Their secret country was real. They had already visited it twice; not in a game or a dream but in reality. C. S. Lewis, Voyage of the Dawn Treader

I sought the LORD, and He answered me and delivered me out of all my terror. Psalm 34:4

Who me? Yeah, you.

I sort of breezed over this verse the first time. But it is the Refrain for the morning lessons, so I paused through it again and again. And it hit me: Yes, I am terrified facing this new year. While on many hands I could count and recount ever-so-much blessing, there is that trembling hand lifted up as well, yes, the one I see in the back corner.

Yes? And the step out the front door is a hard one. The last year was chock-full of humbling and painful and unresolved mysteries. And I am still sorting through the questions of What did I learn? and Why? and How? and Where am I headed?

And I get that really they are exactly the same questions that each of us, in taking no thought for tomorrow because today has enough problems face, but nevertheless, they are indeed my questions.

And my co-teacher is home nursing a chewed-up-by-two-pit-bulls dog, so I will be teaching straight through this first ten hours of a day in the new semester, and I have big new procedural plans of becoming A Teacher Who Will Not Be Manipulated, and my principal’s response was tepid.
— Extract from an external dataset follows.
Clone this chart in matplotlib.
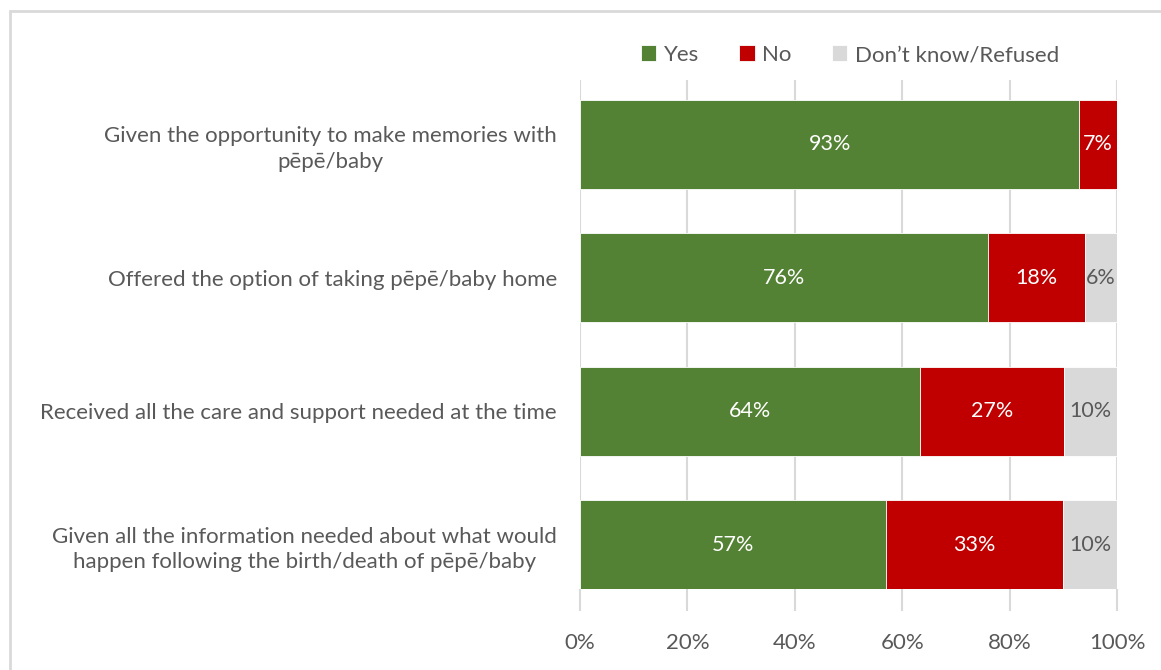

She doesn’t think I can pull it off.

I don’t even know what I am going to make for dinner tonight.

But yesterday was my day to watch Star Wars. We all marched over to El Con and ate Panda Express mushroom chicken and slid ourselves into those big cushy chairs and watched my generation’s narrative archetypes. And that Rae is just going about her daily business. And the moment-by-moment isn’t that big deal, and actually is pretty dusty and disappointing a lot. And there is some background pain that we have only had the tiniest glimpse about, but we can make some pretty good guesses. I mean, her very name denotes her calling. But the point is, that every day she grows stronger and wiser and more full of grace, preparing for what Unknown lay ahead.

And the Force is with her.

And as I step out the door, I push my soundtrack of courage into the cd player in the little black Rabbit, a Christmas gift from Cameron, Fortunate Fall by Audry Assad.

I know, I know, and I believe You are the Lord
I know, I know, and I believe You are the Lord
Help my unbelief.

I sought the LORD, and He answered me and delivered me out of all my terror.